**THE PROBLEM:** Make an exact copy of the data below, leaving out every picture.

**RAW DATA:**

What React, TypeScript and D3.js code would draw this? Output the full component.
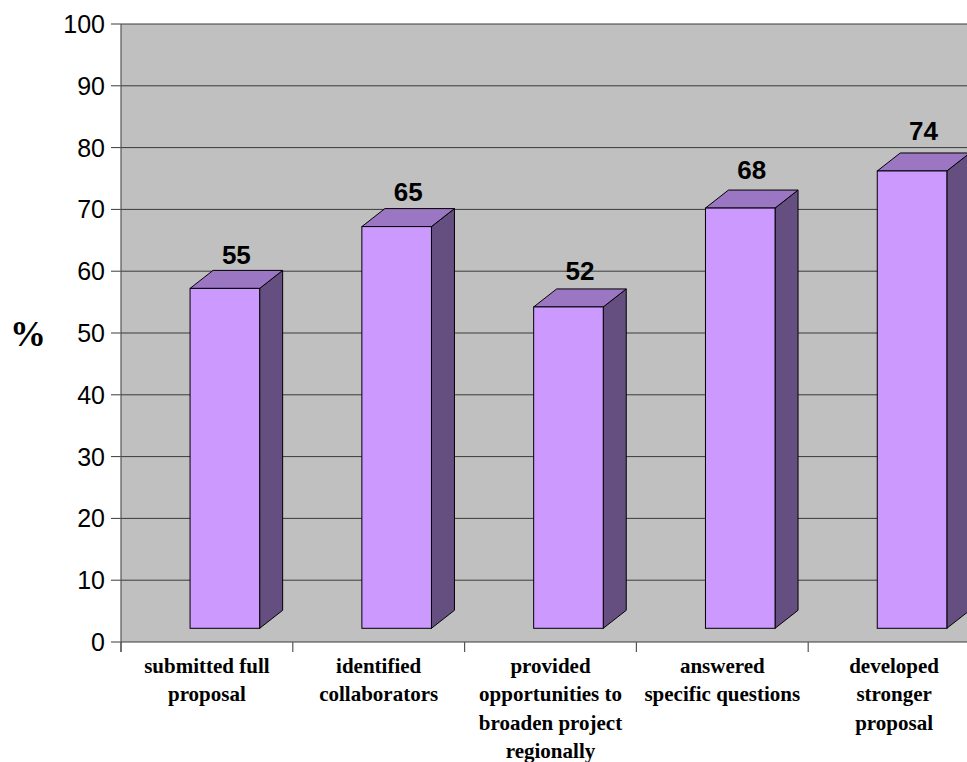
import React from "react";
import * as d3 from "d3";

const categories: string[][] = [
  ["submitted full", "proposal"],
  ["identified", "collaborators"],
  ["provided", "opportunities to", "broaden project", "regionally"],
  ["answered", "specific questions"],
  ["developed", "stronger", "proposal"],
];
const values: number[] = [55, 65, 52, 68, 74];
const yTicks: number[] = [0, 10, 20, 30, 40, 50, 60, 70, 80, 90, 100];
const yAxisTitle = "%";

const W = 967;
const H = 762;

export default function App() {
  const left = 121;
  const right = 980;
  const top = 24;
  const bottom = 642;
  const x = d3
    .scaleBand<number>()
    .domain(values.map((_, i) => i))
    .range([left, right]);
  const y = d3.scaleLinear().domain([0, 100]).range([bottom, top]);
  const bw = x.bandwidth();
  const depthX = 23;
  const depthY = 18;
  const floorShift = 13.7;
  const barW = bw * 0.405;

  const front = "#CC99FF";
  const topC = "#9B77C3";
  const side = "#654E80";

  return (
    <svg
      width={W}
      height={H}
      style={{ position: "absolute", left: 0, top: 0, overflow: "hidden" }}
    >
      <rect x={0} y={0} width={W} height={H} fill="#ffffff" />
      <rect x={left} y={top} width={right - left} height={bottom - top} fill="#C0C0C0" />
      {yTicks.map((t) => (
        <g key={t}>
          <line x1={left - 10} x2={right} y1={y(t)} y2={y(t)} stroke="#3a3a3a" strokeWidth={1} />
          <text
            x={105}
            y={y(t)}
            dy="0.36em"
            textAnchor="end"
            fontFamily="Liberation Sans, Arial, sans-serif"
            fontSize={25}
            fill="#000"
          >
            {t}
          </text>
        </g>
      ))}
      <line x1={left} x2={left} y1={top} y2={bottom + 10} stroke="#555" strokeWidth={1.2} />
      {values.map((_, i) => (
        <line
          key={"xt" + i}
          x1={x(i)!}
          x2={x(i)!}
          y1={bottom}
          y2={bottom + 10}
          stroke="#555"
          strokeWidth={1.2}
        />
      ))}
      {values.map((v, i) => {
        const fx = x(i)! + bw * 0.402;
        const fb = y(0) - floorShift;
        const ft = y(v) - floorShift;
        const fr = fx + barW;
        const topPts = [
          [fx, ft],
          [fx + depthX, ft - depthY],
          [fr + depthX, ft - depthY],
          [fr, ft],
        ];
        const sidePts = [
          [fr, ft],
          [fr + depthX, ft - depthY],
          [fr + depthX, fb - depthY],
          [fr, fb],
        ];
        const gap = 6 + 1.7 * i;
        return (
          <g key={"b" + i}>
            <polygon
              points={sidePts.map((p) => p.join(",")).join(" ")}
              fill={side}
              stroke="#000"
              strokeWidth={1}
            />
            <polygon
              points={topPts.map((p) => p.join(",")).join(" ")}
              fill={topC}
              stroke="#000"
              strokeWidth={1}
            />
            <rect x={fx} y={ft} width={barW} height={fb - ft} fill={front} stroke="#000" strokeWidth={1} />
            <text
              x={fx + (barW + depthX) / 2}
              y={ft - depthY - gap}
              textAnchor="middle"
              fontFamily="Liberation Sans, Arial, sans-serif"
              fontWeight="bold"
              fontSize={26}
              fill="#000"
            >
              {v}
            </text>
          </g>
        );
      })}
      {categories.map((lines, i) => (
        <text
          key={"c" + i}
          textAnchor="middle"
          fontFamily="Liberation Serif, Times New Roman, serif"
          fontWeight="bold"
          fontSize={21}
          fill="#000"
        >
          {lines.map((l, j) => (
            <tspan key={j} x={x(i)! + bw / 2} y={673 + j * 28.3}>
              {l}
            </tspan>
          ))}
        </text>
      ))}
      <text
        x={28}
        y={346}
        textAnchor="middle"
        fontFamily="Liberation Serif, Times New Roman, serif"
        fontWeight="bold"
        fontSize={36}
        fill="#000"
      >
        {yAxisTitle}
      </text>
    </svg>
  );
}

**WORKED SOLUTION:**
What React, TypeScript and D3.js code would draw this? Output the full component.
import React from "react";
import * as d3 from "d3";

const categories: string[][] = [
  ["submitted full", "proposal"],
  ["identified", "collaborators"],
  ["provided", "opportunities to", "broaden project", "regionally"],
  ["answered", "specific questions"],
  ["developed", "stronger", "proposal"],
];
const values: number[] = [55, 65, 52, 68, 74];
const yTicks: number[] = [0, 10, 20, 30, 40, 50, 60, 70, 80, 90, 100];
const yAxisTitle = "%";

const W = 967;
const H = 762;

export default function App() {
  const left = 121;
  const right = 980;
  const top = 24;
  const bottom = 642;
  const x = d3
    .scaleBand<number>()
    .domain(values.map((_, i) => i))
    .range([left, right]);
  const y = d3.scaleLinear().domain([0, 100]).range([bottom, top]);
  const bw = x.bandwidth();
  const depthX = 23;
  const depthY = 18;
  const floorShift = 13.7;
  const barW = bw * 0.405;

  const front = "#CC99FF";
  const topC = "#9B77C3";
  const side = "#654E80";

  return (
    <svg
      width={W}
      height={H}
      style={{ position: "absolute", left: 0, top: 0, overflow: "hidden" }}
    >
      <rect x={0} y={0} width={W} height={H} fill="#ffffff" />
      <rect x={left} y={top} width={right - left} height={bottom - top} fill="#C0C0C0" />
      {yTicks.map((t) => (
        <g key={t}>
          <line x1={left - 10} x2={right} y1={y(t)} y2={y(t)} stroke="#3a3a3a" strokeWidth={1} />
          <text
            x={105}
            y={y(t)}
            dy="0.36em"
            textAnchor="end"
            fontFamily="Liberation Sans, Arial, sans-serif"
            fontSize={25}
            fill="#000"
          >
            {t}
          </text>
        </g>
      ))}
      <line x1={left} x2={left} y1={top} y2={bottom + 10} stroke="#555" strokeWidth={1.2} />
      {values.map((_, i) => (
        <line
          key={"xt" + i}
          x1={x(i)!}
          x2={x(i)!}
          y1={bottom}
          y2={bottom + 10}
          stroke="#555"
          strokeWidth={1.2}
        />
      ))}
      {values.map((v, i) => {
        const fx = x(i)! + bw * 0.402;
        const fb = y(0) - floorShift;
        const ft = y(v) - floorShift;
        const fr = fx + barW;
        const topPts = [
          [fx, ft],
          [fx + depthX, ft - depthY],
          [fr + depthX, ft - depthY],
          [fr, ft],
        ];
        const sidePts = [
          [fr, ft],
          [fr + depthX, ft - depthY],
          [fr + depthX, fb - depthY],
          [fr, fb],
        ];
        const gap = 6 + 1.7 * i;
        return (
          <g key={"b" + i}>
            <polygon
              points={sidePts.map((p) => p.join(",")).join(" ")}
              fill={side}
              stroke="#000"
              strokeWidth={1}
            />
            <polygon
              points={topPts.map((p) => p.join(",")).join(" ")}
              fill={topC}
              stroke="#000"
              strokeWidth={1}
            />
            <rect x={fx} y={ft} width={barW} height={fb - ft} fill={front} stroke="#000" strokeWidth={1} />
            <text
              x={fx + (barW + depthX) / 2}
              y={ft - depthY - gap}
              textAnchor="middle"
              fontFamily="Liberation Sans, Arial, sans-serif"
              fontWeight="bold"
              fontSize={26}
              fill="#000"
            >
              {v}
            </text>
          </g>
        );
      })}
      {categories.map((lines, i) => (
        <text
          key={"c" + i}
          textAnchor="middle"
          fontFamily="Liberation Serif, Times New Roman, serif"
          fontWeight="bold"
          fontSize={21}
          fill="#000"
        >
          {lines.map((l, j) => (
            <tspan key={j} x={x(i)! + bw / 2} y={673 + j * 28.3}>
              {l}
            </tspan>
          ))}
        </text>
      ))}
      <text
        x={28}
        y={346}
        textAnchor="middle"
        fontFamily="Liberation Serif, Times New Roman, serif"
        fontWeight="bold"
        fontSize={36}
        fill="#000"
      >
        {yAxisTitle}
      </text>
    </svg>
  );
}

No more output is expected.